Hebatnya penulis meneliti sebagai tenaga pendidik harus betul-betul cermat dan teliti ketika dihadapkan dengan persoalan tata bahasa Indonesia yang memang begitu kompleks.

Penulis juga memeriksa kembali dalam KBBI (Kamus Besar Bahasa Indonesia) sampai buku morfologi : bentuk, makna dan fungsi karangan Zaenal Arifin dan Junaiyah. Yang artinya tidak sekedar menyalahkan.

Selain itu penulis juga peka menangkap kesalahan disekitar kehidupannya. Lalu memikirkan hal tersebut sehingga menjadi sebuah keresahan.

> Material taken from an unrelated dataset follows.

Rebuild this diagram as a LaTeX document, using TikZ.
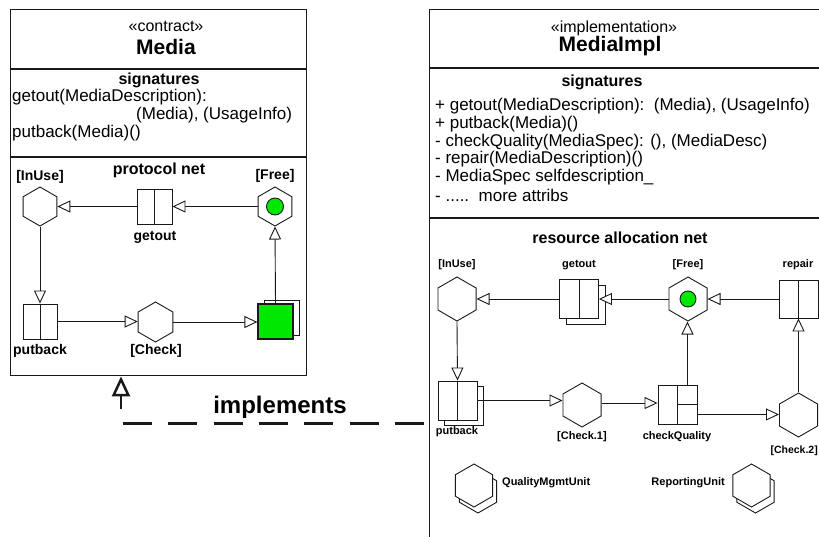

Mencari sumber jawaban atas keresahan tersebut lalu menuturkan kebenaran yang sebenarnya. Tidak menghakimi. Tapi memberikan pilihan kepada pembaca untuk menjawabnya sendiri.

Kita ambil satu contoh dalam buku ini yah. Perhatikan :

Mengapa mereka tidak membuat lebih banyak lagi bahasa gaul yang serupa bentukannya, semisal stop jadi potes, know jadi wones, gray jadi yareg, dan flow jadi wolef. Dengan begitu kreativitas penggunaaan bahasa gaul tidak mati meskipun berbenturan dengan kaidah bahasa Indonesia. Seperti halnya kata keles yang juga memiliki rumus (a menjadi e dan I menjadi es): kali ® keles, banci ® bences, laki ® lekes walaupun rumus ini tak sepopuler rumus (e dan ong), semisal banci ® bencong, laki ® lekong, najis ® najong. Jadi, selain keles kata kali juga bisa menjadi kelong. (Woles Aja Keles – Wisata Bahasa Cabe-cabean Hal.33-34)

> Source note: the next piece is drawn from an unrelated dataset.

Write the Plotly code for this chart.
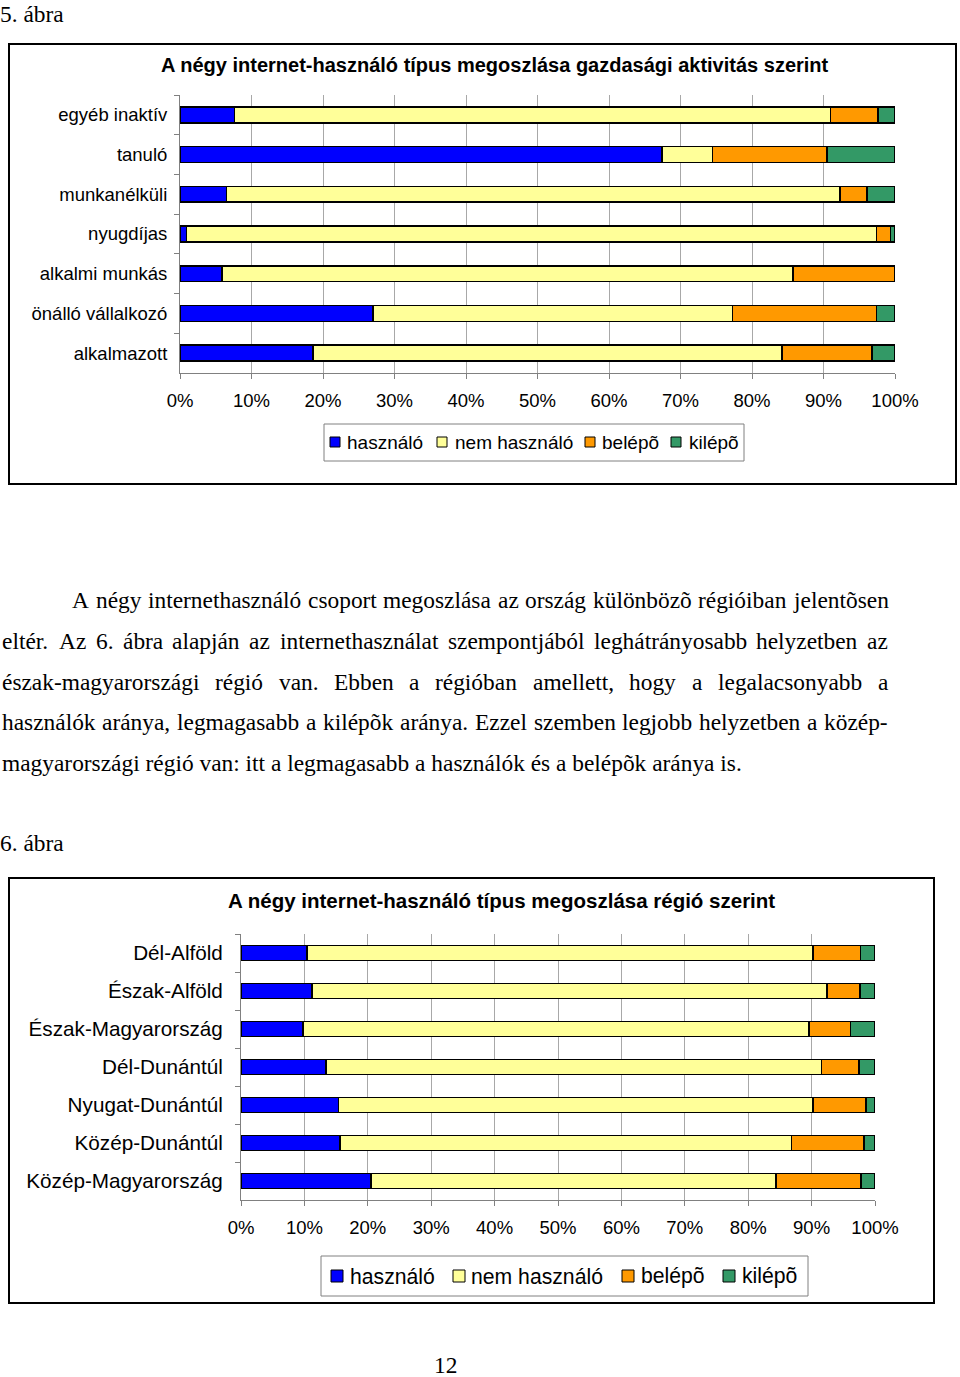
import plotly.graph_objects as go

W, H = 960, 1377


def X(px):
    return px / W


def Y(py):
    return 1 - py / H


# ---------------- data ----------------
act_cats = ["egyéb inaktív", "tanuló", "munkanélküli", "nyugdíjas",
            "alkalmi munkás", "önálló vállalkozó", "alkalmazott"]
act_hasznalo = [7.6, 67.4, 6.5, 0.9, 5.9, 27.0, 18.6]
act_nem = [83.4, 7.1, 85.8, 96.5, 79.8, 50.3, 65.6]
act_belepo = [6.6, 16.0, 3.8, 2.0, 14.3, 20.1, 12.6]
act_kilepo = [2.4, 9.5, 3.9, 0.6, 0.0, 2.6, 3.2]

reg_cats = ["Dél-Alföld", "Észak-Alföld", "Észak-Magyarország", "Dél-Dunántúl",
            "Nyugat-Dunántúl", "Közép-Dunántúl", "Közép-Magyarország"]
reg_hasznalo = [10.4, 11.2, 9.8, 13.4, 15.4, 15.6, 20.5]
reg_nem = [79.8, 81.2, 79.8, 78.2, 74.8, 71.2, 63.9]
reg_belepo = [7.5, 5.2, 6.5, 5.9, 8.4, 11.5, 13.4]
reg_kilepo = [2.3, 2.4, 3.9, 2.5, 1.4, 1.7, 2.2]

series_names = ["használó", "nem használó", "belépõ", "kilépõ"]
series_colors = ["#0000FF", "#FFFF99", "#FF9900", "#339966"]
x_tick_vals = [0, 10, 20, 30, 40, 50, 60, 70, 80, 90, 100]
x_tick_text = ["0%", "10%", "20%", "30%", "40%", "50%", "60%", "70%", "80%", "90%", "100%"]

title1 = "A négy internet-használó típus megoszlása gazdasági aktivitás szerint"
title2 = "A négy internet-használó típus megoszlása régió szerint"

para_lines = [
    "A négy internethasználó csoport megoszlása az ország különbözõ régióiban jelentõsen",
    "eltér. Az 6. ábra alapján az internethasználat szempontjából leghátrányosabb helyzetben az",
    "észak-magyarországi régió van. Ebben a régióban amellett, hogy a legalacsonyabb a",
    "használók aránya, legmagasabb a kilépõk aránya. Ezzel szemben legjobb helyzetben a közép-",
    "magyarországi régió van: itt a legmagasabb a használók és a belépõk aránya is.",
]

SANS = "Liberation Sans"
SERIF = "Liberation Serif"

# Times / Liberation Serif advance widths (1/1000 em) used to justify text lines
TIMES_W = {
    " ": 250, "a": 444, "b": 500, "c": 444, "d": 500, "e": 444, "f": 333, "g": 500,
    "h": 500, "i": 278, "j": 278, "k": 500, "l": 278, "m": 778, "n": 500, "o": 500,
    "p": 500, "q": 500, "r": 333, "s": 389, "t": 278, "u": 500, "v": 500, "w": 722,
    "x": 500, "y": 500, "z": 444, "A": 722, "E": 611, ".": 250, ",": 250, "-": 333,
    ":": 278, "6": 500, "á": 444, "é": 444, "í": 278, "ó": 500, "ö": 500, "õ": 500,
    "ü": 500, "ú": 500,
}


def word_width(word, size):
    return sum(TIMES_W.get(c, 500) for c in word) * size / 1000.0


fig = go.Figure()

act_series = [act_hasznalo, act_nem, act_belepo, act_kilepo]
reg_series = [reg_hasznalo, reg_nem, reg_belepo, reg_kilepo]

for name, col, vals in zip(series_names, series_colors, act_series):
    fig.add_trace(go.Bar(
        y=act_cats, x=vals, orientation="h", name=name,
        marker=dict(color=col, line=dict(color="#000000", width=1.5)),
        xaxis="x", yaxis="y", showlegend=False, hoverinfo="x+y+name",
    ))

for name, col, vals in zip(series_names, series_colors, reg_series):
    fig.add_trace(go.Bar(
        y=reg_cats, x=vals, orientation="h", name=name,
        marker=dict(color=col, line=dict(color="#000000", width=1.5)),
        xaxis="x2", yaxis="y2", showlegend=False, hoverinfo="x+y+name",
    ))

common_x = dict(
    range=[0, 100], tickmode="array", tickvals=x_tick_vals, ticktext=x_tick_text,
    showgrid=True, gridcolor="#A8A8A8", gridwidth=1,
    showline=True, linecolor="#808080", linewidth=1,
    ticks="outside", ticklen=5, tickcolor="#808080",
    zeroline=False, fixedrange=True, automargin=False,
)
common_y = dict(
    autorange="reversed", type="category",
    showline=True, linecolor="#808080", linewidth=1,
    ticks="outside", ticklen=5, tickcolor="#808080", tickson="boundaries",
    showgrid=False, zeroline=False, fixedrange=True, automargin=False,
)

fig.update_layout(
    width=W, height=H, autosize=False,
    margin=dict(l=0, r=0, t=0, b=0, pad=0, autoexpand=False),
    paper_bgcolor="white", plot_bgcolor="white",
    barmode="stack", bargap=0.6,
    showlegend=False,
    xaxis=dict(domain=[X(180), X(895)], anchor="y",
               tickfont=dict(family=SANS, size=18.5, color="#000"),
               ticklabelstandoff=6, **common_x),
    yaxis=dict(domain=[Y(373), Y(95)], anchor="x",
               tickfont=dict(family=SANS, size=18.5, color="#000"),
               ticklabelstandoff=8, **common_y),
    xaxis2=dict(domain=[X(241), X(875)], anchor="y2",
                tickfont=dict(family=SANS, size=18.5, color="#000"),
                ticklabelstandoff=6, **common_x),
    yaxis2=dict(domain=[Y(1200), Y(934)], anchor="x2",
                tickfont=dict(family=SANS, size=20.7, color="#000"),
                ticklabelstandoff=13, **common_y),
)

shapes = []
# chart frames
shapes.append(dict(type="rect", xref="paper", yref="paper",
                   x0=X(9), x1=X(956), y0=Y(484), y1=Y(44),
                   line=dict(color="#000", width=2), layer="below"))
shapes.append(dict(type="rect", xref="paper", yref="paper",
                   x0=X(9), x1=X(934), y0=Y(1303), y1=Y(878),
                   line=dict(color="#000", width=2), layer="below"))

annotations = []


def txt(text, x, y, size, family, xanchor="left", bold=False):
    if bold:
        text = "<b>" + text + "</b>"
    annotations.append(dict(text=text, x=X(x), y=Y(y), xref="paper", yref="paper",
                            xanchor=xanchor, yanchor="middle", showarrow=False,
                            borderpad=0, borderwidth=0,
                            font=dict(family=family, size=size, color="#000")))


# manual legends (box, swatches, labels)
def legend(box, cy, sw_x, txt_x, sw_size, font_size):
    shapes.append(dict(type="rect", xref="paper", yref="paper",
                       x0=X(box[0]), x1=X(box[1]), y0=Y(box[3]), y1=Y(box[2]),
                       line=dict(color="#808080", width=1), fillcolor="white"))
    for name, col, sx, tx in zip(series_names, series_colors, sw_x, txt_x):
        shapes.append(dict(type="rect", xref="paper", yref="paper",
                           x0=X(sx), x1=X(sx + sw_size),
                           y0=Y(cy + sw_size / 2), y1=Y(cy - sw_size / 2),
                           line=dict(color="#000", width=1), fillcolor=col))
        txt(name, tx, cy, font_size, SANS)


legend((324, 744, 424, 461), 442, [330, 437, 585, 671], [347, 455, 602, 689], 10, 19)
legend((321, 808, 1256, 1296), 1276, [331, 453, 622, 723], [350, 471, 641, 742], 12, 21.2)

txt(title1, 495, 65, 20, SANS, "center", bold=True)
txt(title2, 501, 900, 20.5, SANS, "center", bold=True)

FS = 23.4
txt("5. ábra", 0, 14, FS, SERIF)
txt("6. ábra", 0, 843, FS, SERIF)
txt("12", 445, 1365, FS, SERIF, "center")

line_y = [600, 641, 682, 722, 763]
line_x0 = [72, 2, 2, 2, 2]
line_x1 = 888
for i, (line, ly) in enumerate(zip(para_lines, line_y)):
    words = line.split(" ")
    if i < 4:  # justified lines
        widths = [word_width(w, FS) for w in words]
        gap = (line_x1 - line_x0[i] - sum(widths)) / (len(words) - 1)
        xpos = line_x0[i]
        for w, ww in zip(words, widths):
            txt(w, xpos, ly, FS, SERIF)
            xpos += ww + gap
    else:
        txt(line, line_x0[i], ly, FS, SERIF)

fig.update_layout(annotations=annotations, shapes=shapes)

fig.write_html(
    "out.html",
    config={"responsive": False, "displayModeBar": False},
    post_script="document.body.style.margin='0';document.body.style.overflow='hidden';",
)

See, itu salah satu keresahan yang terdapat di buku Wisata Bahasa ini. Sungguh keresahan yang diurai secara keilmuan dan contoh kasus yang dekat dengan pembaca. Sehingga pembaca bisa menilai sendiri mana yang benar penggunaannya. Dari mulai persoaan penggunaan ucapan aku dan saya, bahasa yang terdapat di plang jalan tol, sampai masalah reduplikasi kalimat cabe-cabean lengkap dibahas dibuku ini.

Masih banyak keresahan penulis didalam buku ini yang biasa kita alami sendiri, dekat dengan lingkungan dan tanpa sadar gue diajak ber-wisata bahasa saat liburan bulan puasa ini.

Menurut gue ini bukan buku penghakiman tentang salah dan benarnya menggunakan bahasa Indonesia dalam kehidupan sehari-hari. Tapi ini adalah buku yang berisi keresahan sang ahli bahasa yang ingin suaranya didengar atau sekedar ditertawan bersama.